With all due respect to Rex SIN BIN is a very commonly used term in ice hockey.

Runs with Scissors 7:46 PM  

@LMS

"And anyone who can make sense of the maelstrom that is wake, awake, woke, awoken, awaken, woke up, waked up, woken up please set us straight. I’ve went crazy worrying about it."

They're interchangeable. It's verbimorphism in action and is a wonderful thing to experience, IMNSHO.

Once we awoke. Now we wake. Were you waked? Woken? Awakened? Or is one just woke these days?

It doesn't matter, they're all correct.

Fun sidebar: When you "wake" the dead, you aren't awakening them to assume new lives. It's an ancient term dealing with funerary rites.

https://en.wikipedia.org/wiki/Wake_(ceremony)

klazzic 6:30 PM  

Found this puzzle rather difficult for a Sunday. Had trouble seeing it through my ASSVEIL.

GHerbert 10:01 AM  

Did anybody else feel that there was a missing comma in the clue for 22D? I thought "Go on disparagingly" should have been "Go on, disparagingly".

kitshef 9:25 PM  

Found it pretty hard, and would have had a much harder time if CEREBRO were not a gimme. Excellent themeless.

crabby 10:20 AM  

@Rex - SINBIN has been around for generations. Pay attention.

Burma Shave 11:30 AM  

ARMBAR BANG

I'm ROOTINGFOR the IRONMAN
TOGO TO CEREBRO for some wits -
ALAS, there's no HORMONE that can
make him ADEPT, ain't that the CHITS?

--- MIMI ROTH

Anonymous 11:41 AM  

Wheelhouse? Not even in the same hemisphere with this one...unknown after unknown.
Even given the answers it was a giant "Huh?"

rondo 12:28 PM  

Found time for this puz, 4 Rexes and zero write-overs. Satisfies me. Do they still make BITOHONEY?

leftcoast 4:19 PM  

Primed the pump (cheated) to get a good start and save some time.
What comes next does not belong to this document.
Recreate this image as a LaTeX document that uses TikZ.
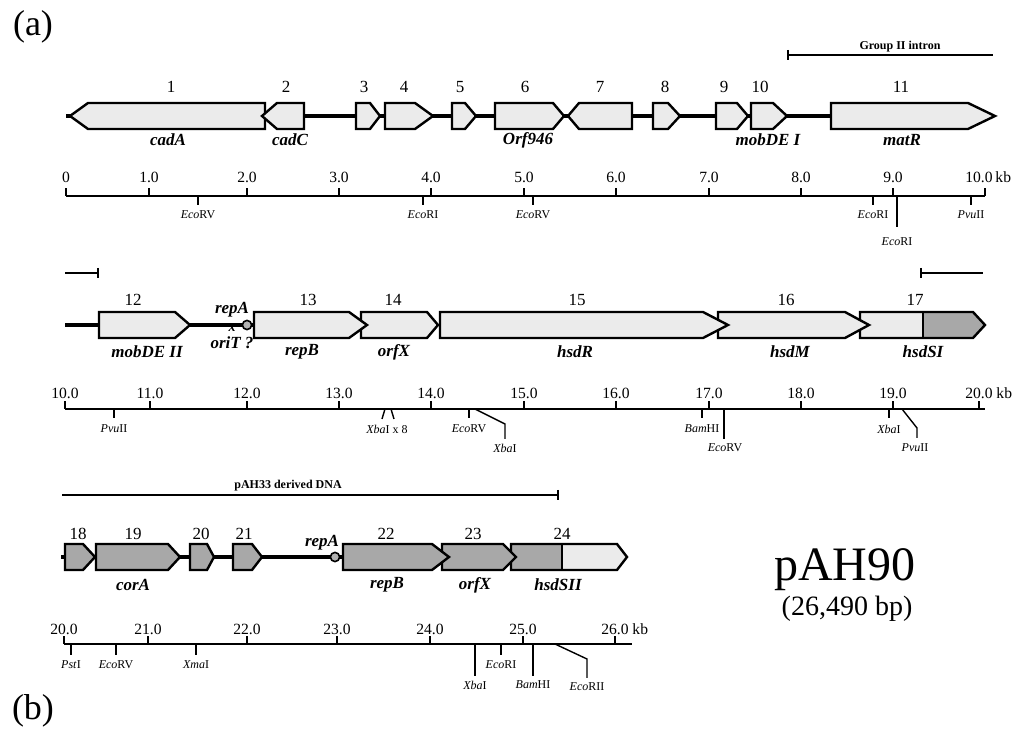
\documentclass[tikz,border=0pt]{standalone}
\usepackage{fontspec}
\setmainfont{Liberation Serif}
\usepackage{xcolor}
\usetikzlibrary{positioning}
\definecolor{genelight}{gray}{0.92}
\definecolor{genedark}{gray}{0.66}
% base x, shoulder x, tip x, centre y
\newcommand{\gene}[5][genelight]{%
  \filldraw[gene, fill=#1] (#2,#5-13) -- (#3,#5-13) -- (#4,#5) -- (#3,#5+13) -- (#2,#5+13) -- cycle;}

\begin{document}
\begin{tikzpicture}[x=0.5pt, y=-0.5pt,
    gene/.style={line width=1.2pt, line join=miter},
    backbone/.style={line width=2pt},
    axis/.style={line width=0.9pt},
    site/.style={line width=0.7pt},
    num/.style={font=\fontsize{8.5}{10}\selectfont, inner sep=0pt},
    gname/.style={font=\fontsize{8.5}{10}\selectfont\bfseries\itshape, inner sep=0pt},
    kblab/.style={font=\fontsize{7.8}{10}\selectfont, inner sep=0pt},
    sitelab/.style={font=\fontsize{6}{7}\selectfont, inner sep=0pt},
    barlab/.style={font=\fontsize{6}{7}\selectfont\bfseries, inner sep=0pt}]
    \useasboundingbox (0,0) rectangle (1013,731);

    \node[font=\fontsize{18}{20}\selectfont] (panela) at (33,27) {(a)};
    \node[font=\fontsize{18}{20}\selectfont] (panelb) at (33,711) {(b)};

    % row 1: 0 - 10 kb
    \draw[axis] (788,50) -- (788,60);
    \draw[axis] (788,55) -- (993,55);
    \node[barlab] (intron) at (900,47) {Group II intron};
    \draw[backbone] (66,116) -- (831,116);
    \gene{265}{88}{70}{116}
    \gene{304}{277}{262}{116}
    \gene{356}{370}{380}{116}
    \gene{385}{415}{433}{116}
    \gene{452}{465}{476}{116}
    \gene{495}{553}{564}{116}
    \gene{632}{579}{568}{116}
    \gene{653}{668}{680}{116}
    \gene{716}{737}{748}{116}
    \gene{751}{773}{787}{116}
    \gene{831}{968}{995}{116}
    \foreach \x/\n in {171/1, 286/2, 364/3, 404/4, 460/5, 525/6, 600/7, 665/8, 724/9, 760/10, 901/11}
        \node[num] (n\n) at (\x,87) {\n};
    \node[gname] (cadA) at (168,140) {cadA};
    \node[gname] (cadC) at (290,140) {cadC};
    \node[gname] (orf946) at (528,140) {Orf946};
    \node[gname] (mobDEI) at (768,140) {mobDE I};
    \node[gname] (matR) at (902,140) {matR};

    \draw[axis] (66,196) -- (985,196);
    \foreach \x/\t [count=\i] in {66/0, 149/1.0, 247/2.0, 339/3.0, 431/4.0, 524/5.0, 616/6.0, 709/7.0, 801/8.0, 893/9.0} {
        \draw[axis] (\x,196) -- (\x,188);
        \node[kblab] (ka\i) at (\x,177) {\t};
    }
    \draw[axis] (985,196) -- (985,188);
    \node[kblab] (ka11) at (979,177) {10.0};
    \node[kblab, right=1pt of ka11] (kba) {kb};
    \foreach \x/\s in {198/\textit{Eco}RV, 423/\textit{Eco}RI, 533/\textit{Eco}RV, 873/\textit{Eco}RI, 971/\textit{Pvu}II} {
        \draw[site] (\x,196) -- (\x,205);
        \node[sitelab] at (\x,215) {\s};
    }
    \draw[site] (897,196) -- (897,227);
    \node[sitelab] (ecoria) at (897,242) {\textit{Eco}RI};

    % row 2: 10 - 20 kb
    \draw[axis] (65,273) -- (98,273);
    \draw[axis] (98,268) -- (98,278);
    \draw[axis] (921,273) -- (983,273);
    \draw[axis] (921,268) -- (921,278);
    \draw[backbone] (65,325) -- (254,325);
    \fill[genelight] (860,312) rectangle (923,338);
    \fill[genedark] (923,312) -- (973,312) -- (985,325) -- (973,338) -- (923,338) -- cycle;
    \draw[gene] (860,312) -- (973,312) -- (985,325) -- (973,338) -- (860,338) -- cycle;
    \draw[line width=0.6pt] (923,312) -- (923,338);
    \gene{718}{845}{869}{325}
    \gene{440}{703}{728}{325}
    \gene{361}{427}{438}{325}
    \gene{254}{349}{367}{325}
    \gene{99}{175}{190}{325}
    \filldraw[fill=gray!60, line width=0.8pt] (247,325) circle[radius=2.3pt];
    \foreach \x/\n in {133/12, 308/13, 393/14, 577/15, 786/16, 915/17}
        \node[num] (n\n) at (\x,300) {\n};
    \node[gname] (repAa) at (232,310) {repA};
    \node[gname, font=\fontsize{7}{8}\selectfont\bfseries\itshape] (cross) at (232,328) {x};
    \node[gname] (oriT) at (232,343) {oriT ?};
    \node[gname] (mobDEII) at (147,352) {mobDE II};
    \node[gname] (repBa) at (302,352) {repB};
    \node[gname] (orfXa) at (394,352) {orfX};
    \node[gname] (hsdR) at (575,352) {hsdR};
    \node[gname] (hsdM) at (790,352) {hsdM};
    \node[gname] (hsdSI) at (923,352) {hsdSI};

    \draw[axis] (65,409) -- (985,409);
    \foreach \x/\t [count=\i] in {65/10.0, 150/11.0, 247/12.0, 339/13.0, 431/14.0, 524/15.0, 616/16.0, 709/17.0, 801/18.0, 893/19.0, 979/20.0} {
        \draw[axis] (\x,409) -- (\x,401);
        \node[kblab] (kb\i) at (\x,393) {\t};
    }
    \node[kblab, right=1.5pt of kb11] (kbb) {kb};
    \foreach \x/\s in {114/\textit{Pvu}II, 469/\textit{Eco}RV, 702/\textit{Bam}HI, 889/\textit{Xba}I} {
        \draw[site] (\x,409) -- (\x,418);
        \node[sitelab] at (\x,429) {\s};
    }
    \draw[site] (385,409) -- (382,419);
    \draw[site] (391,409) -- (394,419);
    \node[sitelab] (xbax) at (387,429) {\textit{Xba}I x 8};
    \draw[site] (475,409) -- (505,424) -- (505,439);
    \node[sitelab] (xbab) at (505,448) {\textit{Xba}I};
    \draw[site] (724,409) -- (724,439);
    \node[sitelab] (ecorvb) at (725,448) {\textit{Eco}RV};
    \draw[site] (902,409) -- (917,428) -- (917,438);
    \node[sitelab] (pvuiib) at (915,448) {\textit{Pvu}II};

    % row 3: 20 - 26.5 kb
    \draw[axis] (62,495) -- (558,495);
    \draw[axis] (558,490) -- (558,500);
    \node[barlab] (pah33) at (288,486) {pAH33 derived DNA};
    \draw[backbone] (61,557) -- (343,557);
    \fill[genedark] (511,544) rectangle (562,570);
    \fill[genelight] (562,544) -- (617,544) -- (627,557) -- (617,570) -- (562,570) -- cycle;
    \draw[gene] (511,544) -- (617,544) -- (627,557) -- (617,570) -- (511,570) -- cycle;
    \draw[line width=0.6pt] (562,544) -- (562,570);
    \gene[genedark]{442}{503}{516}{557}
    \gene[genedark]{343}{432}{449}{557}
    \gene[genedark]{233}{252}{262}{557}
    \gene[genedark]{190}{207}{214}{557}
    \gene[genedark]{96}{168}{180}{557}
    \gene[genedark]{65}{83}{95}{557}
    \filldraw[fill=gray!60, line width=0.8pt] (335,557) circle[radius=2.3pt];
    \foreach \x/\n in {78/18, 133/19, 201/20, 244/21, 386/22, 473/23, 562/24}
        \node[num] (n\n) at (\x,534) {\n};
    \node[gname] (repAb) at (322,543) {repA};
    \node[gname] (corA) at (133,585) {corA};
    \node[gname] (repBb) at (387,585) {repB};
    \node[gname] (orfXb) at (475,585) {orfX};
    \node[gname] (hsdSII) at (558,585) {hsdSII};

    \draw[axis] (64,644) -- (632,644);
    \foreach \x/\t [count=\i] in {64/20.0, 148/21.0, 247/22.0, 337/23.0, 430/24.0, 523/25.0, 615/26.0} {
        \draw[axis] (\x,644) -- (\x,636);
        \node[kblab] (kc\i) at (\x,629) {\t};
    }
    \node[kblab, right=1.5pt of kc7] (kbc) {kb};
    \foreach \x/\s in {71/\textit{Pst}I, 116/\textit{Eco}RV, 196/\textit{Xma}I, 501/\textit{Eco}RI} {
        \draw[site] (\x,644) -- (\x,655);
        \node[sitelab] at (\x,665) {\s};
    }
    \draw[site] (475,644) -- (475,676);
    \node[sitelab] (xbac) at (475,685) {\textit{Xba}I};
    \draw[site] (533,644) -- (533,676);
    \node[sitelab] (bamhic) at (533,685) {\textit{Bam}HI};
    \draw[site] (555,644) -- (587,659) -- (587,678);
    \node[sitelab] (ecoriic) at (587,687) {\textit{Eco}RII};

    \node[font=\fontsize{24}{28}\selectfont] (pah90) at (845,570) {pAH90};
    \node[font=\fontsize{14}{16}\selectfont] (bp) at (847,609) {(26,490 bp)};
\end{tikzpicture}
\end{document}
Some notable clues/answers:

LIVESET -- okay, but does it have to be at a concert?
SINBIN -- must be sardonic usage, eh?
RUNONESMOUTH -- a bit on the formal side, I'd say
TAOBO -- who's Billy Blanks, anyway?
FLOURBOMB -- hadn't heard of this one before
CEREBRO -- or this one, either

A good start is a good thing to have.

rainforest 4:55 PM  

I approve of this puzzle. Third day in a row where The Open (British Open to the unwashed) competed for time with my solving. Speaking of that, I started off with ALAS and SMUG, then had a rather large nanosecond desert until I went South and noodled around until I got all of it, CEREBRO being my last entry down there.

The rest came over a rather longer period of time in the gorgeous centre section. Loved GREEN TAPE, something I regularly deal with in my condo, constantly hoping that other people would pay attention to it. Time-consuming, yes, but worth it.

Having seen the first Rocky, I saw no need to see any of the sequels. SMUG, moi?
I thoroughly enjoyed this puzzle once The Open telecast was over (looking forward to a Lowry - Fleetwood duel tomorrow), but I do wonder whether CLARET RED is a redundancy.

Diana,LIW 5:00 PM  

Blatant cheating gave me a toehold, and then I finished.

Just because you can make a good, male-oriented, trivia contest doesn't mean you have a crossword puzzle.

And yes, I'm in a rotten mood. Not SMUG. And yet, I did manage to suss out quite a bit. Not a BITOHONEY.

Diana, LIW

spacecraft 5:17 PM  

Struggled with this one on and off all day, finally threw in the towel: DNF. NW and NE both defeated me. "Crack" - ADEPT? As in "a crack shot?" Man, that's a stretch that would make Plastic Man envious.

@rondo: so sorry to hear of your mom's passing. Heartfelt condolences.

Let us move on to tomorrow...

leftcoast 6:04 PM  

@Burma Shave --
Enjoyed your neat and clean little ditty, including the CHITS.

Waxy in Montreal 4:01 PM  

Only finished today (Sunday) after the CLARET Jug with which I assume Mr. Lowry will paint the town RED had been awarded. Both the puzzle and the Open were indeed a challenge, way over par.

Of course started with SINBIN which was a gimme - thought a hockey theme was emerging with ASSISt but ASSISI it became. Not aware of GREENTAPE (which I trust will not be put in a pickle any time soon but an excellent descriptor for future use. Luckily was HOSTing my soon-to-be-TEEN grandson who was available to help with IVANDRAGO, TAEBO & CEREBRO.

Required a BITOHONEY after the GANGRENE/SICKROOMS cross. UGG!